Late Night with the Devil: Şaşkına çeviriyor

Beni açıkçası şaşkınlıktan öteye sürükledi desem çok da abartmış olmam zira bu yılın adından sıkça söz ettirecek bir film duruyor karşımızda: Late Night with the Devil.

19 Nisan’da Shudder’da yayınlanan Late Night with the Devil, 43. İstanbul Film Festivali’nde Türkiye prömiyeri yaparak 17 Mayıs’ta ülkemizde vizyona girecek. Haliyle festivalde seanslar full çektiğinden filmi malum yerlerden izlemek durumunda kaldık. Arkadaşlarımın da keza, bu film özelinde öyle yorumlar paylaştılar ki, filmi çok merak etmeye başlamıştım. Çatladım desem yeridir.

Korku hayranlarını şaşkına çevirecek Late Night with the Devil, Avustralyalı yönetmenler Cameron Cairnes ve Colin Cairnes imzası taşıyor. Başrollerini David Dastmalchian, Laura Gordon, Ian Bliss, Fayssal Bazzi, Ingrid Torelli, Rhys Auteri ve Georgina Haig’in paylaştığı filmde talk show sunucusu Jack Delroy (Dastmalchian) merkezinde ele alıyor. Gece geç saatlerde Night Owls with Jack Delroy ismiyle sunuculuk yapan ve reytinglerde Johnny Carson‘la sürekli yarışan bir sunucu olan Delroy, bir sıçrama yapmak konusunda çaresiz kalır ve programın iyi bir reyting yapması için programına giderek daha fazla tartışmalı konuğu davet etmesiyle şekillenir. Özellikle filmde sizi çeken 70’ler teması çok nefis işlenmiş. Burada filmin görüntü yönetmenliğini üstlenen Matthew Temple’ı tebrik etmek lazım.

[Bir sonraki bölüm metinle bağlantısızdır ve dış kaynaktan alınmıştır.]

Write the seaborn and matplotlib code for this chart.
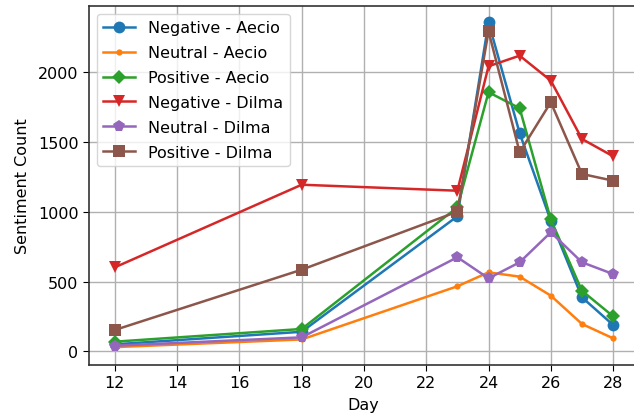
import matplotlib
matplotlib.use("Agg")
import pandas as pd
import matplotlib.pyplot as plt
import seaborn as sns

days = [12, 18, 23, 24, 25, 26, 27, 28]

neg_aecio = [50, 140, 968, 2358, 1563, 936, 387, 189]
neu_aecio = [30, 85, 466, 566, 535, 399, 196, 93]
pos_aecio = [69, 160, 1032, 1857, 1742, 945, 434, 251]
neg_dilma = [602, 1194, 1151, 2043, 2119, 1940, 1522, 1398]
neu_dilma = [40, 100, 674, 523, 638, 853, 638, 554]
pos_dilma = [153, 585, 1001, 2294, 1426, 1785, 1271, 1223]

series = [
    ('Negative - Aecio', neg_aecio, 'o', 8.5),
    ('Neutral - Aecio', neu_aecio, '.', 9),
    ('Positive - Aecio', pos_aecio, 'D', 7),
    ('Negative - Dilma', neg_dilma, 'v', 8.5),
    ('Neutral - Dilma', neu_dilma, 'p', 8.5),
    ('Positive - Dilma', pos_dilma, 's', 8),
]
colors = sns.color_palette('tab10', 6)

plt.rcParams['font.family'] = ['DejaVu Sans']
plt.rcParams['font.size'] = 11.5

fig = plt.figure(figsize=(6.34, 4.14), dpi=100)
# the original is cropped on the right and bottom, so the axes run past the edge
ax = fig.add_axes([89 / 634, (414 - 365.7) / 414, (638 - 89) / 634, (365.7 - 7) / 414])

for (label, vals, marker, ms), c in zip(series, colors):
    df = pd.DataFrame({'Day': days, 'count': vals})
    sns.lineplot(data=df, x='Day', y='count', ax=ax, color=c, marker=marker,
                 markersize=ms, markeredgewidth=0, linewidth=1.8, label=label)

ax.set_xlim(11.17, 28.8)
ax.set_ylim(-96, 2475)
ax.set_xticks([12, 14, 16, 18, 20, 22, 24, 26, 28])
ax.set_yticks([0, 500, 1000, 1500, 2000])
ax.set_xlabel('Day', fontsize=11.5, labelpad=5)
ax.set_ylabel('Sentiment Count', fontsize=11.5, labelpad=6)
ax.grid(True, color='#b0b0b0', linewidth=1.0)
ax.tick_params(labelsize=11.5, length=4)
for s in ax.spines.values():
    s.set_color('#333333')
    s.set_linewidth(1.2)
ax.legend(loc='upper left', fontsize=11.5, framealpha=0.8, labelspacing=0.62)

fig.savefig('out.png', dpi=100)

Halloween zamanı gelmiştir ve Delroy, programın kitlesi için sıraya girmiş bazı ürkütücü konukları ağırlar. Hipnoz altında tuhaf şeyler yapabilen bir medyum, bir yazar ve garip görünüşlü bir kızın olduğu bu özel programın neredeyse her karesinde kendine çeken o korku hissiyle, bu yıl içinde izlenecek en eğlenceli sinema deneyimlerinden biri olacağı aşikâr.

Filmin merkezinde, programda her şey yeterince normal başlayıp, sevimsiz şakalar, seyircilerin iyi vakit geçirdiği kaba çekimler yer alarak sizi ısınma turuna çıkarıyor. Yavaş yavaş programın o doruk noktasına ulaştığımızda, özel konuklar art arda gelir; bir dizi doğaüstü olayı gerçekleştiğinde programdaki neşeli anların yerini gerginliğe bırakarak bizleri de ekran karşısında şaşkına çevirir. Bu yönde özellikle ilmek ilmek işlendiği için izlerken heyecanlandırması bir yana, “şimdi neler olacak” tarzı sorularla filme olan merakınızı daha çok arttırıyor.

Reklam aralarındaki kamera arkası siyah-beyaz görüntüleri izlettiren film, bu yönde bile başarılı olacak ki reklam arasında gösterilen çalışanlar ve yapım ekibinin giderek daha kaotik ve tuhaf hale gelen bir gösterinin yapımcılığını cesurca sürdürdüğü bir iş var ve izlerken siz de o stüdyonun içindeymişsiniz gibi anında yakalayabiliyor. Bu sebeple filmin bana geçirebildiği o seyirliğini çok beğendim.

Özetle, Late Night with The Devil filminden çok keyif aldım. Sonu herkesi memnun etmeyebilir fakat filmi düşünmeye yetecek kadar çok şey verdiğini göz önüne alırsak o memnuniyet bir şekilde gideriliyor. Senaryosu da Colin Cairnes ve Cameron Cairnes‘a ait olan filmi hayranlık uyandıran bir hassasiyete yöneterek ortaya kabus gibi görüntüleri meydana getiriyor.

70’lerin kurumsal televizyonunun lekeli kusurlarını yeniden yaratıp kusursuz bir iş çıkardıklarını bariz belli ettiği Late Night with the Devil, türün en başarılı ve stil sahibi filmlerinden biri olarak rahatlıkla ortamlardaki yerini almaya başladı bile. Iskalanmasın.